STATED PROBLEM - Using the records below, quote only the span that opens with the line containing "Clone this chart in Plotly." and closes with the line containing "import plotly.graph_objects as go", exactly and inclusively.

# START OF ROWS

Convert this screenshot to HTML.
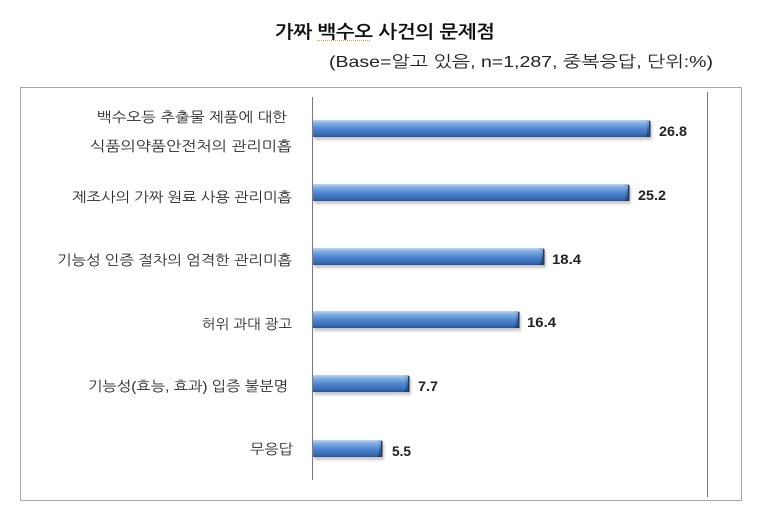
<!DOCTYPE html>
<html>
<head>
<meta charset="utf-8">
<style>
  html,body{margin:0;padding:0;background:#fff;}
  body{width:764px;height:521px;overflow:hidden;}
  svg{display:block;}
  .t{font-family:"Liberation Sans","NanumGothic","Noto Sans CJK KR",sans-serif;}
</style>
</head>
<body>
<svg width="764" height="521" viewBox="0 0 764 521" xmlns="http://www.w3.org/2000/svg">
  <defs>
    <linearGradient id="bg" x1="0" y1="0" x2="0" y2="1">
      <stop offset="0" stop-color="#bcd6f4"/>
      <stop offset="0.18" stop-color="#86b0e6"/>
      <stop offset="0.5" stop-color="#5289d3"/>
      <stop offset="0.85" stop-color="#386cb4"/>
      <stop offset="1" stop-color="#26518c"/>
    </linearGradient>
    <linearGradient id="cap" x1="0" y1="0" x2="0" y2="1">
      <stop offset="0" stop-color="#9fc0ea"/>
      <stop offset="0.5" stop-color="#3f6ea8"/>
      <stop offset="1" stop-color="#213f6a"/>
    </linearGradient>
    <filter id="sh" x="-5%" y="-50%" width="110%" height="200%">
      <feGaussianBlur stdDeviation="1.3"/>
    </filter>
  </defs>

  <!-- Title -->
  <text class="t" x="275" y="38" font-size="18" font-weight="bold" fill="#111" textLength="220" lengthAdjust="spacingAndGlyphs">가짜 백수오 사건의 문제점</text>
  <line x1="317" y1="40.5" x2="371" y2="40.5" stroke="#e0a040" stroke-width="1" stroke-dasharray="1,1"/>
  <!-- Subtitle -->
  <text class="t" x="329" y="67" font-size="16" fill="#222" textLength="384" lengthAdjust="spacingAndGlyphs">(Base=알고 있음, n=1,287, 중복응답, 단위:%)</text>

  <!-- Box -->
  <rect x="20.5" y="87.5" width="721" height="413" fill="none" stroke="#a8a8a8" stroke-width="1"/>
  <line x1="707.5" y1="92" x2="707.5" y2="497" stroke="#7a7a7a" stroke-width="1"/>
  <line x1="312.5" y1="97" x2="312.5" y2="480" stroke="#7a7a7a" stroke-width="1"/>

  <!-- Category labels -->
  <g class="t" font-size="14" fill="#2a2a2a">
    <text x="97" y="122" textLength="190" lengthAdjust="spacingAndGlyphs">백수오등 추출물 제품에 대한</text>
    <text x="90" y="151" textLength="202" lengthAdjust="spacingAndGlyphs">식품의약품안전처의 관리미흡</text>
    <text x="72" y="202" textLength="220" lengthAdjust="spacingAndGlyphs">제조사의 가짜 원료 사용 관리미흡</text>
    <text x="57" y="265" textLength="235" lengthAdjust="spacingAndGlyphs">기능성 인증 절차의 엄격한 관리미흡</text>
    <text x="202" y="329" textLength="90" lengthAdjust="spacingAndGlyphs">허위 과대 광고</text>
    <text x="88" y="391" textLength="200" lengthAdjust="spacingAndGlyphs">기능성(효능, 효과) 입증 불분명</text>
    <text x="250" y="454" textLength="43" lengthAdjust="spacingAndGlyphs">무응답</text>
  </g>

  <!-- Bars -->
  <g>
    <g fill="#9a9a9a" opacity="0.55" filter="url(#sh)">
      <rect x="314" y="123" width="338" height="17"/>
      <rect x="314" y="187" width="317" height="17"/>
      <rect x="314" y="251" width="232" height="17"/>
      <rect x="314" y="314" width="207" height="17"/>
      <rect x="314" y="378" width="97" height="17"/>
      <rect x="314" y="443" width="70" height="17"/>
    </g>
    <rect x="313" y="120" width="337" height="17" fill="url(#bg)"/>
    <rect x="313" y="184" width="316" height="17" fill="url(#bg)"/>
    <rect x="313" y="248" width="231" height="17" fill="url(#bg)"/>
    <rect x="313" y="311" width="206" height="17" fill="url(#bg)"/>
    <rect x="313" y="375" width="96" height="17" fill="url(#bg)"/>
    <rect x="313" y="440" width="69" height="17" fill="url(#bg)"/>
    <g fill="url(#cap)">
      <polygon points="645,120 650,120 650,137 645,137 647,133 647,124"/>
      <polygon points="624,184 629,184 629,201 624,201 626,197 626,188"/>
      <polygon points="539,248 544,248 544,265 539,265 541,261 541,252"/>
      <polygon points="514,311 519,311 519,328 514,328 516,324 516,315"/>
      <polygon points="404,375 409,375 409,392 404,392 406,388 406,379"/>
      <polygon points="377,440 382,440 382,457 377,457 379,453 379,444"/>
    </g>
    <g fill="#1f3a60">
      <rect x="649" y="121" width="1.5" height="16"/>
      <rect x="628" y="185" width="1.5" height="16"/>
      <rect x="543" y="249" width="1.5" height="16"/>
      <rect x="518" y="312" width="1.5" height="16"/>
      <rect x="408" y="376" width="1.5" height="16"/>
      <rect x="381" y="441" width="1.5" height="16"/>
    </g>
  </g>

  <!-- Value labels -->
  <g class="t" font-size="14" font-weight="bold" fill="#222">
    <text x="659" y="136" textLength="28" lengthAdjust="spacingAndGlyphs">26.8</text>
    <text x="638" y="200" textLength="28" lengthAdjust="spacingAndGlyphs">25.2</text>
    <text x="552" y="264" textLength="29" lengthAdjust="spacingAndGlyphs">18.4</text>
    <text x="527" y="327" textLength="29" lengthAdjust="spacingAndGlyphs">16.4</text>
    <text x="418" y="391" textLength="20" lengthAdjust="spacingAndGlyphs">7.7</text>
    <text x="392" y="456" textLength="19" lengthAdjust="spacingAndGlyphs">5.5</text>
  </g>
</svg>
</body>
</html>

# END OF ROWS
# START OF ROWS

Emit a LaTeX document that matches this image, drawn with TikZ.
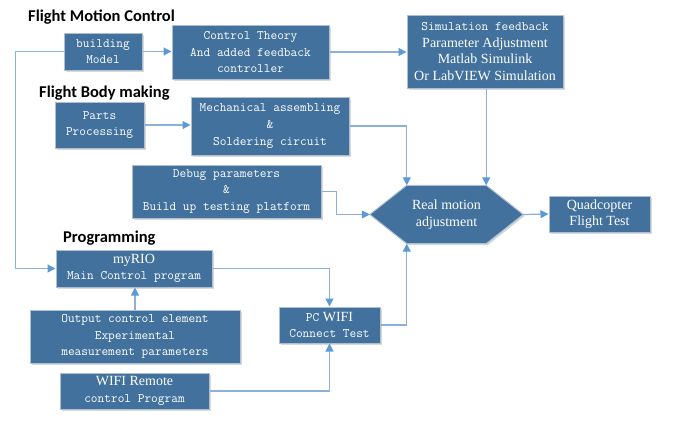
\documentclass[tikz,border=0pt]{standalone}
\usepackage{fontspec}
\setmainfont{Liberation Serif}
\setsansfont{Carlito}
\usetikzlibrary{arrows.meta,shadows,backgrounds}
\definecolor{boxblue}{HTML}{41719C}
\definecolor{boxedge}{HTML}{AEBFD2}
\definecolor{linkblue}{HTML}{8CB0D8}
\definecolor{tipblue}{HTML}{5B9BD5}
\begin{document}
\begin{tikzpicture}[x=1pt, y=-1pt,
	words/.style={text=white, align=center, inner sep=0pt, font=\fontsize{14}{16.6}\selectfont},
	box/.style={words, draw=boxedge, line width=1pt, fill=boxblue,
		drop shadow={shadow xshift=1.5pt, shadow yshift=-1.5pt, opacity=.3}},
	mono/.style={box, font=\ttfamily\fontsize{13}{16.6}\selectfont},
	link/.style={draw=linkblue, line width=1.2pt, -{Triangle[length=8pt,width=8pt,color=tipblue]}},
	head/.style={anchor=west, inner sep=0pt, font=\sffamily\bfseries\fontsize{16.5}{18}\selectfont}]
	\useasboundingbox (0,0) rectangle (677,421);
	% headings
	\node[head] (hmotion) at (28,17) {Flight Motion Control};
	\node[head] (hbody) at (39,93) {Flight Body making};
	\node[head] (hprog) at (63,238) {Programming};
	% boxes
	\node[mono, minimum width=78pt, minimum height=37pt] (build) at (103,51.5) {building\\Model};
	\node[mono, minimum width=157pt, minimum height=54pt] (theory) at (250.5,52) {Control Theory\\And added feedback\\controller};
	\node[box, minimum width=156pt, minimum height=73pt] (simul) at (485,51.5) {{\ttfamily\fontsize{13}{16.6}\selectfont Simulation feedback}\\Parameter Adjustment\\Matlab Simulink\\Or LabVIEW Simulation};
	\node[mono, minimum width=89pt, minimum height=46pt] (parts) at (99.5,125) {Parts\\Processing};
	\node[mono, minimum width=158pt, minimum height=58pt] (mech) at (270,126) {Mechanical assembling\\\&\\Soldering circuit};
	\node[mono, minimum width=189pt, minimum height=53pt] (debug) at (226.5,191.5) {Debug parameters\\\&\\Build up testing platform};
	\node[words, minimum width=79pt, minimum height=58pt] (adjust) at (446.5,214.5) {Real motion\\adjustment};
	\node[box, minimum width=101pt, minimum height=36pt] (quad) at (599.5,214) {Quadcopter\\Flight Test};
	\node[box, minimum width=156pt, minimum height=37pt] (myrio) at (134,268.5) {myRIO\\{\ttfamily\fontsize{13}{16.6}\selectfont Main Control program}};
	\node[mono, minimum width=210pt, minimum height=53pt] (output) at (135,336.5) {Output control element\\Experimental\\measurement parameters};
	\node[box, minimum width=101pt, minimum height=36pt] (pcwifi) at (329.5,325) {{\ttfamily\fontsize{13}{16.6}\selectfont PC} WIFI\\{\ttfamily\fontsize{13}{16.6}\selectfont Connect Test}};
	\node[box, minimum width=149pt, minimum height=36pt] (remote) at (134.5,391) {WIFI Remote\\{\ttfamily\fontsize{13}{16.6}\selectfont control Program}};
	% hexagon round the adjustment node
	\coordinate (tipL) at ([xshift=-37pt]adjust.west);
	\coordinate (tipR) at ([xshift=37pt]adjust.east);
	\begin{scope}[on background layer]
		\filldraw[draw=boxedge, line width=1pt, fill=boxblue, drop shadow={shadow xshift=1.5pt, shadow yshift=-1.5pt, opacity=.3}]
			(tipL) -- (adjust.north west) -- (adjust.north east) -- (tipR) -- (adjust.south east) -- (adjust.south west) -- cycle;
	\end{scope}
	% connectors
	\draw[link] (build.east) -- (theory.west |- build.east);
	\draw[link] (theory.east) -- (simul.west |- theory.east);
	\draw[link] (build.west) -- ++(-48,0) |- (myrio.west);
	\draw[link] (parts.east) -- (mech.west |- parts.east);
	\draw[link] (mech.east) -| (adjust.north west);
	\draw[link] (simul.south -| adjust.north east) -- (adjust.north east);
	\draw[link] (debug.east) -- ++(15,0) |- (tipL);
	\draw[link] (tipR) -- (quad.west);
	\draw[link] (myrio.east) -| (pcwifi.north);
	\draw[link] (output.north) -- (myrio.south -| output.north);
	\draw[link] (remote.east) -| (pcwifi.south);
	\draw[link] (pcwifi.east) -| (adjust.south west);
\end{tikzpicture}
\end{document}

# END OF ROWS
# START OF ROWS

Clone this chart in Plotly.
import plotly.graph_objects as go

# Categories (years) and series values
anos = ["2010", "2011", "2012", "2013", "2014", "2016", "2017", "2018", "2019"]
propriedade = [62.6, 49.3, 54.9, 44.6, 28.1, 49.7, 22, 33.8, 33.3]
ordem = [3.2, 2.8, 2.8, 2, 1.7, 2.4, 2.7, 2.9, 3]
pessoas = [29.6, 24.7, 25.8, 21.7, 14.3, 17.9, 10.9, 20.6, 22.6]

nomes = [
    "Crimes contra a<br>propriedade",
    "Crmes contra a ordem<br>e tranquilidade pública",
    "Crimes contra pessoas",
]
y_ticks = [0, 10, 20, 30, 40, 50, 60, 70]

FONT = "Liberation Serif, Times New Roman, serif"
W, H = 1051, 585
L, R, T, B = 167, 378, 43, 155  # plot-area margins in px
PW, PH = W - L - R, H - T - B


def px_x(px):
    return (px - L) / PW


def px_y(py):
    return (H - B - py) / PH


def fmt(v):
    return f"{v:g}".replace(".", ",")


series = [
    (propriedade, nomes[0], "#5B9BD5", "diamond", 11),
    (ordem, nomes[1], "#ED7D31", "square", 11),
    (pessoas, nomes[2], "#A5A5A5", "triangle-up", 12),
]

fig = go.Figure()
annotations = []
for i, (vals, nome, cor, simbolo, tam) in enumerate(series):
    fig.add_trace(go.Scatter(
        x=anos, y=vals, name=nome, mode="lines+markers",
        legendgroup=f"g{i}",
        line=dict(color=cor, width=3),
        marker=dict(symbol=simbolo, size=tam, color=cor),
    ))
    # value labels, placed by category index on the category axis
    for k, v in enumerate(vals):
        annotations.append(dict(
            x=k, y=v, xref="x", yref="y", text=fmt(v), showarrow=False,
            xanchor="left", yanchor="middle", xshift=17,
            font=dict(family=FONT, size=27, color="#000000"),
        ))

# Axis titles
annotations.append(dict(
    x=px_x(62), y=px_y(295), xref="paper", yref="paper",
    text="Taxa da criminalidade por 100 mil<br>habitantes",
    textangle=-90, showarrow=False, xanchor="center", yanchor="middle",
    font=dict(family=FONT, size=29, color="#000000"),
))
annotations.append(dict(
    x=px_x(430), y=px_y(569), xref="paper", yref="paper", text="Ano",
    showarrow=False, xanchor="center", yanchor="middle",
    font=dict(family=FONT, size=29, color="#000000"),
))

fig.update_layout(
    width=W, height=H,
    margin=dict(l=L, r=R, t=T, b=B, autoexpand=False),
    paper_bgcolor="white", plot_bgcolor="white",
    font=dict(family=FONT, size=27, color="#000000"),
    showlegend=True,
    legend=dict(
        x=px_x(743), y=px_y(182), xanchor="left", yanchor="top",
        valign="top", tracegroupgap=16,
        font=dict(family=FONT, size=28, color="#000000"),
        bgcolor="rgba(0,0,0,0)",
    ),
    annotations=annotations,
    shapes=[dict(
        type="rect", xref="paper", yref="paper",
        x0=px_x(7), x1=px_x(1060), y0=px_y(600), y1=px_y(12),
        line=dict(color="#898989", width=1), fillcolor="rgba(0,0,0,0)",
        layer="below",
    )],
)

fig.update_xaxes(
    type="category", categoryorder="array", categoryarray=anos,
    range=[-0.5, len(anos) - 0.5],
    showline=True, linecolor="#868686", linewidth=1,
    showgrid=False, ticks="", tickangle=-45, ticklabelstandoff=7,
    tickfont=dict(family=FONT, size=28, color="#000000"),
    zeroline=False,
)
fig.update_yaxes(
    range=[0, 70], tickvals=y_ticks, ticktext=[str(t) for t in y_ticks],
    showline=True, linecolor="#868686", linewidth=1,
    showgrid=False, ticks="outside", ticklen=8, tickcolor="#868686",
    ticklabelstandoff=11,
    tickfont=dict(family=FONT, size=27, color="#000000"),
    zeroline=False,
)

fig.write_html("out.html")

# END OF ROWS

ANSWER IN FULL -
Clone this chart in Plotly.
import plotly.graph_objects as go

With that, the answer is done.